--- start ---

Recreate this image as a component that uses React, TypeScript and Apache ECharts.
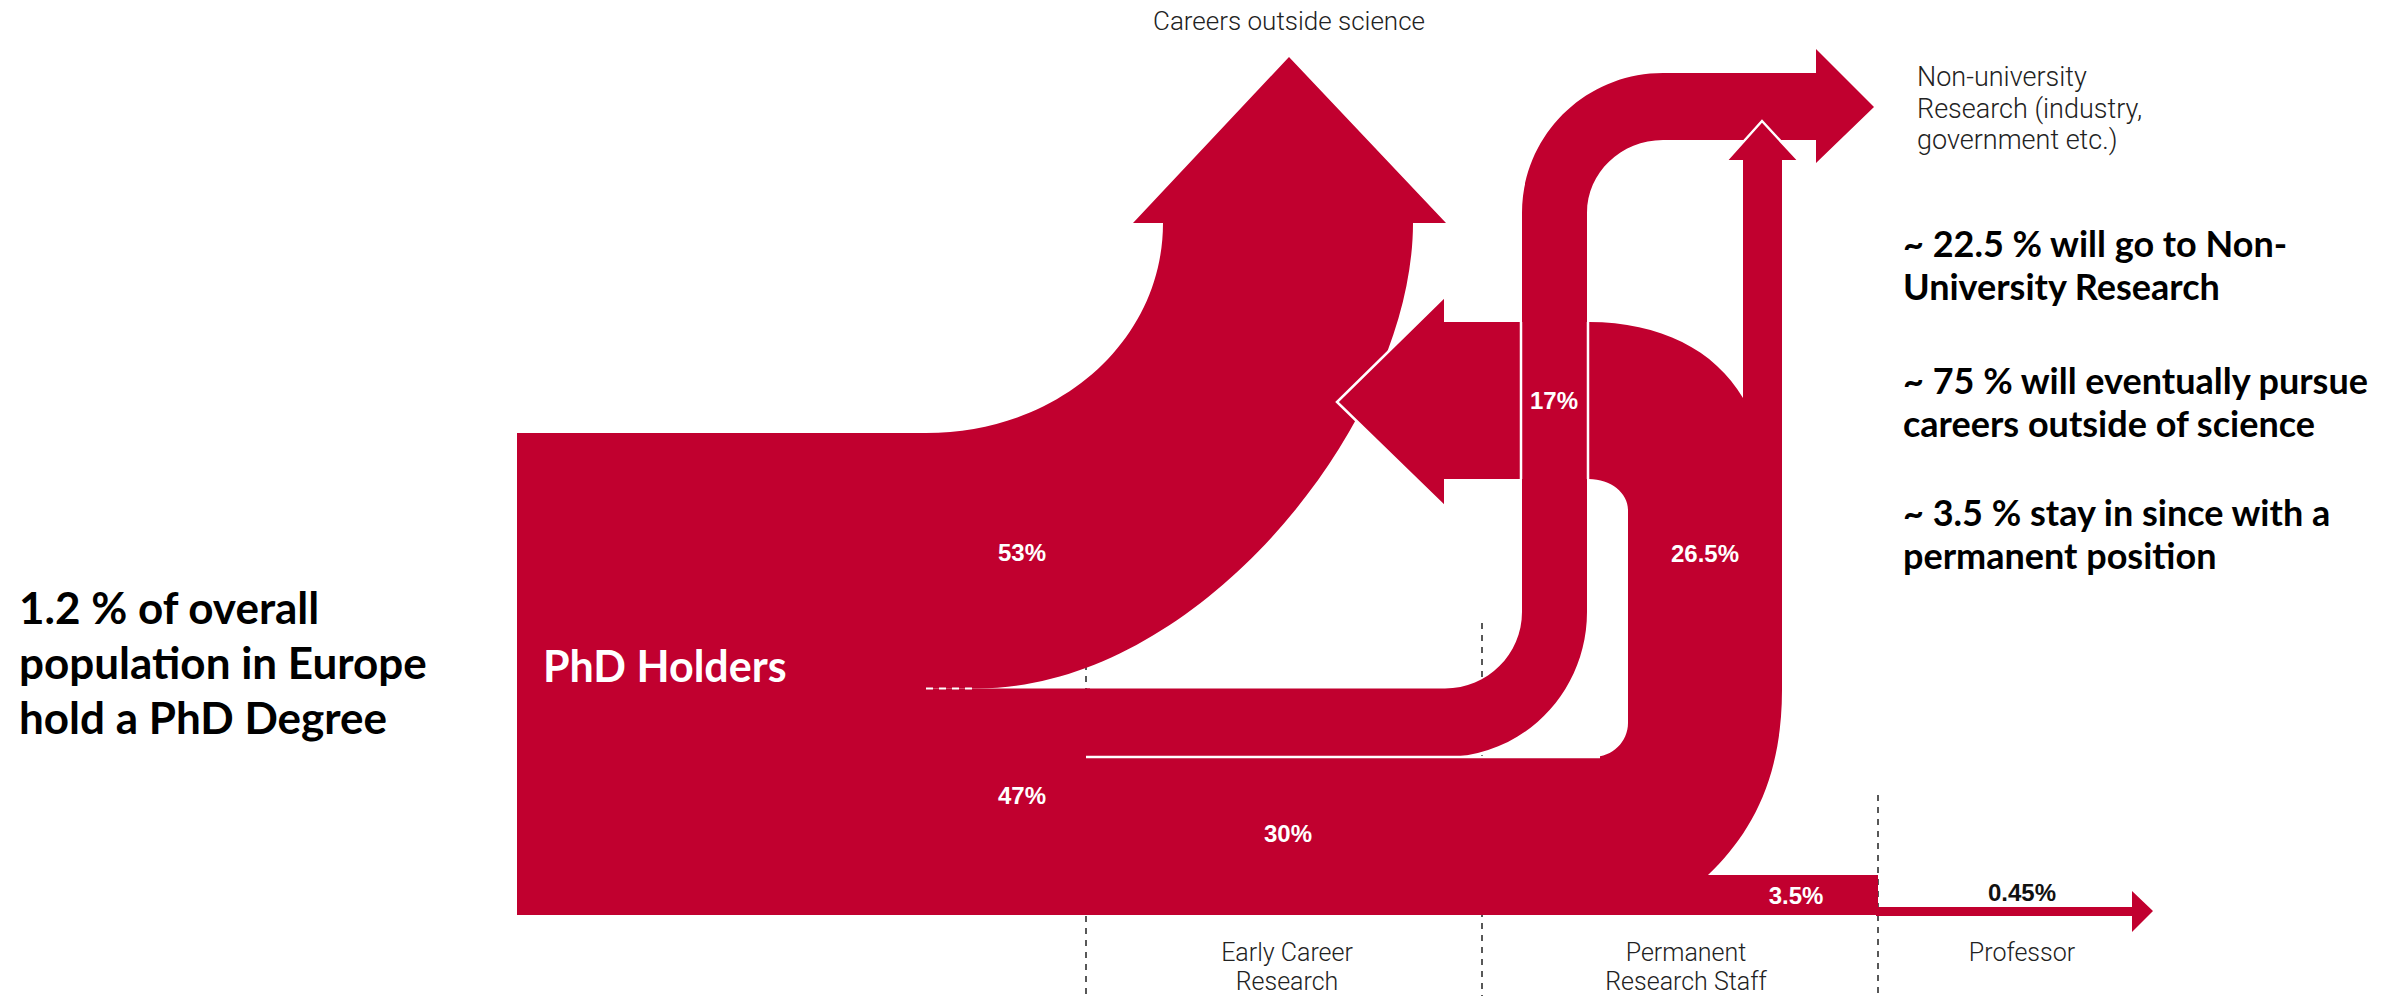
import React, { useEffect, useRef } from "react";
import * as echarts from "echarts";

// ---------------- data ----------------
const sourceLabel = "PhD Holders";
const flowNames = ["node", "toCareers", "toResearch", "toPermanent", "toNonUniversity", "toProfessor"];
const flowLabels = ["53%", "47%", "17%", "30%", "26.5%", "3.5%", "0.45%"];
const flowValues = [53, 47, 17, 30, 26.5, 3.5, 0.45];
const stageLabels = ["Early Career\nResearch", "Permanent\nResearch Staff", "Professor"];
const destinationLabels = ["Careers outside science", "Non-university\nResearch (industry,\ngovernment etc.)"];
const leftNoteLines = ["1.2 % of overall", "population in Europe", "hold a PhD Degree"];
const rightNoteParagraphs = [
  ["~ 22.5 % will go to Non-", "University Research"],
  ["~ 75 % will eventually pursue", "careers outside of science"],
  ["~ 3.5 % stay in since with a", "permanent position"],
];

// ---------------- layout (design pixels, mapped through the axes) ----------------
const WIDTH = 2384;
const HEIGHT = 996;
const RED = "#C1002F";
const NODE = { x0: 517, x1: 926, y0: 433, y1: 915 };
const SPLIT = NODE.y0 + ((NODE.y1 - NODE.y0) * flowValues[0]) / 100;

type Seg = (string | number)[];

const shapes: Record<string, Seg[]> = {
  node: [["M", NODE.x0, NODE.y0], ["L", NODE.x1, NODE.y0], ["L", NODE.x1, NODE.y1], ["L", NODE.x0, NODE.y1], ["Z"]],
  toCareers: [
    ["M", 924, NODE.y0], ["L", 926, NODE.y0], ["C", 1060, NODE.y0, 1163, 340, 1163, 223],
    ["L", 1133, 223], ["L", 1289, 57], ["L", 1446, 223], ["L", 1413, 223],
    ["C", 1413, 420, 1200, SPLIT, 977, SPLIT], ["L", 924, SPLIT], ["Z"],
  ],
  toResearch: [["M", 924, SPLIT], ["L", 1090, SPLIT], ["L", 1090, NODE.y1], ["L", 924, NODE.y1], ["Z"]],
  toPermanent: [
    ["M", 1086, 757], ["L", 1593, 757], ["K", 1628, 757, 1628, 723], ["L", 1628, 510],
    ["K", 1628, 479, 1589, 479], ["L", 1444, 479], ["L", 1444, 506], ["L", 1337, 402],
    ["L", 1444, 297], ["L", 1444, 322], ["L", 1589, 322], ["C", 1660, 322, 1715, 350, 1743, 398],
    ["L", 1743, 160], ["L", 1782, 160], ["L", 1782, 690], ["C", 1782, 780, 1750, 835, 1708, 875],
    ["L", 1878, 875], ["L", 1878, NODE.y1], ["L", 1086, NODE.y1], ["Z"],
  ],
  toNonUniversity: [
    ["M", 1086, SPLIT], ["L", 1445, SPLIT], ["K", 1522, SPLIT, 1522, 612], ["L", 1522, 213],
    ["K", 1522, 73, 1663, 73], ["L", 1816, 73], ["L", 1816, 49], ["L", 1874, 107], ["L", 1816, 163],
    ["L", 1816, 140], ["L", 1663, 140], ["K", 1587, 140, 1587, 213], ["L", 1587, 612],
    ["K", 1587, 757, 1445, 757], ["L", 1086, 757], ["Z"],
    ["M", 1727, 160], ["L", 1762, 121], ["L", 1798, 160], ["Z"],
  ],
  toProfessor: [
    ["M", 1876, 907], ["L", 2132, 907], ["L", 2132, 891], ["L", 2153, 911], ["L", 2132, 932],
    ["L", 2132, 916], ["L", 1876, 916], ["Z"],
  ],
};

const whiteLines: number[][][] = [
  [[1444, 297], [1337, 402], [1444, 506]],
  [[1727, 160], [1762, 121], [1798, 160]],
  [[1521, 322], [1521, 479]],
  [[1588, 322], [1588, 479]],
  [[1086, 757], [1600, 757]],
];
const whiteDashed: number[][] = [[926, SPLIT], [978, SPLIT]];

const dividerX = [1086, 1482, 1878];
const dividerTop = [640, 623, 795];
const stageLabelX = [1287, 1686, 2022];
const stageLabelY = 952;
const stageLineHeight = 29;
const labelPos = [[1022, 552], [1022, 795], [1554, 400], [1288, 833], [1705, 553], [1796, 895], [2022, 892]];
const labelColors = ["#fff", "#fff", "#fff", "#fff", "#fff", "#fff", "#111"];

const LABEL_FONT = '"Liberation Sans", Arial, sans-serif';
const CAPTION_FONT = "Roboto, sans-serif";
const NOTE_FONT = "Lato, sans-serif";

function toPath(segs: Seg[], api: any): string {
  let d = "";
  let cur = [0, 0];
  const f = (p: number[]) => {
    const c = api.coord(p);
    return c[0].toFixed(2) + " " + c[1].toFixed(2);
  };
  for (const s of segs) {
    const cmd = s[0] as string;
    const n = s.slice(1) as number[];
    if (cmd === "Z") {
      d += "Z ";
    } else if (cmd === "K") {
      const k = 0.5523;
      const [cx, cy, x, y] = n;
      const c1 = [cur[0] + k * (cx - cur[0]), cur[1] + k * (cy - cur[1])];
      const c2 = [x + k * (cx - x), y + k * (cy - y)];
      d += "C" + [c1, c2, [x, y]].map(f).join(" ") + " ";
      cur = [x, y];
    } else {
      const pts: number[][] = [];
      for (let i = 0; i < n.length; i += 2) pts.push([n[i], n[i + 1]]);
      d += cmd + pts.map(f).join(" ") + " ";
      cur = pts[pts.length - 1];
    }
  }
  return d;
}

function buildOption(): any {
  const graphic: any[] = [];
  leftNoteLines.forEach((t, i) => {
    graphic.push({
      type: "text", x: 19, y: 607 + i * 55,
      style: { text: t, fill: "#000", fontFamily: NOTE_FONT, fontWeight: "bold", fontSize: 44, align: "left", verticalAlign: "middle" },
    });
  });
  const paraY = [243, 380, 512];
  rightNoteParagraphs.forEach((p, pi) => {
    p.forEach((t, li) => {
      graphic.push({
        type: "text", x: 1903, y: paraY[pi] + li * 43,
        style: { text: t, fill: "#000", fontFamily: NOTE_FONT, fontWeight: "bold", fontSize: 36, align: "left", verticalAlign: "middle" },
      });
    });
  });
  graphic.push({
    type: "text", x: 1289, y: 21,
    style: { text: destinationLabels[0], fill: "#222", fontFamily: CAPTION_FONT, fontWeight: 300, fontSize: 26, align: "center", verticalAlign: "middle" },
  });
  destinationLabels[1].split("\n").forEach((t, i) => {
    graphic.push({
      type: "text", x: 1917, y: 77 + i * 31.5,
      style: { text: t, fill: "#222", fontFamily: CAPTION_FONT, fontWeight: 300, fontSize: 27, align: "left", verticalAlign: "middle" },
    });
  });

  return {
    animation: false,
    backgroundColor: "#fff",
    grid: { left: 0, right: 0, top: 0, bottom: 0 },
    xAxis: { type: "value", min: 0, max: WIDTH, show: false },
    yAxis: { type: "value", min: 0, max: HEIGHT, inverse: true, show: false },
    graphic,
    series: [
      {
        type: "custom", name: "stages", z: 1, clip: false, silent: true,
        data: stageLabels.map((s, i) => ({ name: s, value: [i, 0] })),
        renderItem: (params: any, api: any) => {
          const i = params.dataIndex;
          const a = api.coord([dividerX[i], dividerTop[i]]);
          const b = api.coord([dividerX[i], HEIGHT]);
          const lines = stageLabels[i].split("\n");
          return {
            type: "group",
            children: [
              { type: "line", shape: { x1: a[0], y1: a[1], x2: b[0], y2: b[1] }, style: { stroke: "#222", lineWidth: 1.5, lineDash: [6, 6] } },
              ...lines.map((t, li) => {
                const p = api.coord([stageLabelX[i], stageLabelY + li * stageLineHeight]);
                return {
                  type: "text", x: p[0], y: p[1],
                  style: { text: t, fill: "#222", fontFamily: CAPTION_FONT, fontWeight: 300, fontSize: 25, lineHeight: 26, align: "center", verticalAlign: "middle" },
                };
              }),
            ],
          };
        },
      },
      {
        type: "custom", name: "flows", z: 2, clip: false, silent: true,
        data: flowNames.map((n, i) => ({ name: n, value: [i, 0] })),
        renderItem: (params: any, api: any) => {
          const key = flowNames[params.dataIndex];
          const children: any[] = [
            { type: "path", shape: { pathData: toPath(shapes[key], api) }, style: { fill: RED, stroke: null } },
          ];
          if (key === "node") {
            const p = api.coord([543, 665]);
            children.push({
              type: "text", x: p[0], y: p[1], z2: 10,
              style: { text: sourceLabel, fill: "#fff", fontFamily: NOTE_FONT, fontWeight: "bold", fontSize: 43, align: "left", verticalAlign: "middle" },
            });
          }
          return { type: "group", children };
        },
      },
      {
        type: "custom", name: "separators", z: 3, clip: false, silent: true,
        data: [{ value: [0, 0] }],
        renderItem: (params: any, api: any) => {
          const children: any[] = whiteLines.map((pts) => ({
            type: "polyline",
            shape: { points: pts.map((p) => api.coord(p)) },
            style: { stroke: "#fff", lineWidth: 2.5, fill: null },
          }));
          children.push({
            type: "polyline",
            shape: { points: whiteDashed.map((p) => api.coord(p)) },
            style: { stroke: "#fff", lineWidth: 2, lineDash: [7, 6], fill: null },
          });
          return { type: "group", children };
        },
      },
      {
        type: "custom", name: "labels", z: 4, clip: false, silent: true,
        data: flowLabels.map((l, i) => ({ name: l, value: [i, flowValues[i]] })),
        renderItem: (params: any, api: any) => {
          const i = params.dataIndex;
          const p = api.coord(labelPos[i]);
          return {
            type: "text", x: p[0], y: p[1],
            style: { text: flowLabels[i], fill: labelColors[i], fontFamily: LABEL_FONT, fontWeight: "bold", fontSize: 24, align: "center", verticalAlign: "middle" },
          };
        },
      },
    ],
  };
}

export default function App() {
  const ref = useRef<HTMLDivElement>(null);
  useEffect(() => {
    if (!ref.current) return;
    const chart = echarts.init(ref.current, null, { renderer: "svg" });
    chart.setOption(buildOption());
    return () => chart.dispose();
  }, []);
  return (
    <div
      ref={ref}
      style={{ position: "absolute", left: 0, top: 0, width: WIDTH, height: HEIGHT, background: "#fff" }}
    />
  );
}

--- end ---

# [Exercise]
Scan the listing above for the word "React" and show each line where it is found.

# [Result]
Recreate this image as a component that uses React, TypeScript and Apache ECharts.
import React, { useEffect, useRef } from "react";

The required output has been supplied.